I am a Very Cold Person. Not emotionally, you understand, (in fact I’m prone to outbursts more befitting one from a Mediterranean upbringing than the stiff-upper-lipped Home Counties) I’m just always freezing. Perversely I love the winter, when it is totally acceptable to don layer upon layer of knitted garments and wear a hat indoors. I silently freeze through spring and summer months.
I haven’t always been this cold. It’s crept up on me over the years, like my diminishing memory and lack of elasticity. I worry that it’s only a matter of time before I start buying clothes based on their tog-value. My bedtime attire has slowly attained Michelin Man proportions. Gone are the itsy bitsy baby-doll dresses I favoured in my early twenties. Gone is the raunchy tight pants-and-vest combo which replaced them. Gone, thankfully, are the ghastly nursing nightdresses I lived in for two years, complete with milk stains. Shudder. As for sleeping naked – a thing of the past.
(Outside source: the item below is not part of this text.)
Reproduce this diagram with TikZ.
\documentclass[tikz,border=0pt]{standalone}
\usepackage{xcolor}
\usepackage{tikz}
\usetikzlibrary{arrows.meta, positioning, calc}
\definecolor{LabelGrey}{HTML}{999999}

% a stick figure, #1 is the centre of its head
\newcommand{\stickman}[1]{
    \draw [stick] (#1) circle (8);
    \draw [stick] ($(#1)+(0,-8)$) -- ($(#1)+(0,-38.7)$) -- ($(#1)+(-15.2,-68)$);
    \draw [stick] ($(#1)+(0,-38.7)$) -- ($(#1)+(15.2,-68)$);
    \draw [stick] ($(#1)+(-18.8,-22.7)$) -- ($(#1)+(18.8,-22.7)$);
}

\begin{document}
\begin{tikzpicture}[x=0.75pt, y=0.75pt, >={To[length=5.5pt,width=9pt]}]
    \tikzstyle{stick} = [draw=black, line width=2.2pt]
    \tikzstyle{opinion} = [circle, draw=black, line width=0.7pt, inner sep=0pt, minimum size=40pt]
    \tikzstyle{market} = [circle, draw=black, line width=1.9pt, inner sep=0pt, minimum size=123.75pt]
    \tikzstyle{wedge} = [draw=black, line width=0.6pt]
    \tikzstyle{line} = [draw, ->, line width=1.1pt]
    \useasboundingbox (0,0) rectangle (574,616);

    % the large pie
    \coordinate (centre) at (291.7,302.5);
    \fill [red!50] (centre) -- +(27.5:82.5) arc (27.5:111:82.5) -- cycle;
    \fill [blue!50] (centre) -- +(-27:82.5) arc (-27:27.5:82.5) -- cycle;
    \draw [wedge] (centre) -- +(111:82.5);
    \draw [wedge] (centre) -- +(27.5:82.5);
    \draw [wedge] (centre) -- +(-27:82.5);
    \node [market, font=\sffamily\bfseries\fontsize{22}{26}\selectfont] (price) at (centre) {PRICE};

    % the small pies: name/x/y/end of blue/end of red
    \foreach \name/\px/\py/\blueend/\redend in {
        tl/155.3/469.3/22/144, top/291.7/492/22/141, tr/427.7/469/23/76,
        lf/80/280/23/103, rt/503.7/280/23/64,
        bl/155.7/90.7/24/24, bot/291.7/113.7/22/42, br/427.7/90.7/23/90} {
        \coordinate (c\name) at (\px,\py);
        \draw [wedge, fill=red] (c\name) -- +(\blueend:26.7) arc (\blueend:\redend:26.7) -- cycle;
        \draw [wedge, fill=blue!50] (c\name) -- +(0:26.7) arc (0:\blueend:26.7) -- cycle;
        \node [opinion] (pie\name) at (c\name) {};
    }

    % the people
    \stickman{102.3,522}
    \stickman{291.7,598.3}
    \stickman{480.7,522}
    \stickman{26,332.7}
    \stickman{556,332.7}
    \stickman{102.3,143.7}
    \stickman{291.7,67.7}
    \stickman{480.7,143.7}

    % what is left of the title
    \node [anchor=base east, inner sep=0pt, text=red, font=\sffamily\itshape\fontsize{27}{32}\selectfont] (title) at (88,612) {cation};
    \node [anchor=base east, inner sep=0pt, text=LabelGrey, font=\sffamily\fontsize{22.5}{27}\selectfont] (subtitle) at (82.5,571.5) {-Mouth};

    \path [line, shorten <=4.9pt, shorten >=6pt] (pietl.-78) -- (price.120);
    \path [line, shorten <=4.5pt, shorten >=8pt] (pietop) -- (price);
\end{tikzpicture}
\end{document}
At bedtime I reluctantly peel off my clothes and leap as quickly as possible into toasty pyjamas, thick fluffy bedsocks and an enormous sweatshirt. Occasionally I add a woolly scarf, and perhaps some mittens. My husband despairs of the great woollen walrus beside him; any spontaneous ardour is somewhat dampened by the half hour it takes to unwind me from the extra duvet I’ve snuck into bed. He complains it is impossible to distinguish any potential shudders of pleasure from my shivers of cold. I’ve told him that on balance, it’s more likely to be the latter.
Last week he came home with a gift for me. The sort of gift one would normally consider suitable for Great Aunty Enid ensconced in the Memory Lane nursing home. The sort of gift – I suspect – which would in other homes be responsible for sparking threats of divorce proceedings.
He bought me an electric underblanket.
I was enraptured. No longer would I freeze between the sheets. No more would my teeth chatter as I counted sheep in pursuit of sleep. I threw my arms around my husband in delight and gratitude. Such a thoughtful gesture. Such unselfishness on his part, to seek out a gift solely for my comfort. I turned on the blanket ten minutes before I slipped into bed and sunk into its cosy warmth. Such bliss!
“You won’t be needing those pyjamas now, then, will you?” My husband said, as he fumbled at my waistband.
Ah. I see. Not such a selfless present after all.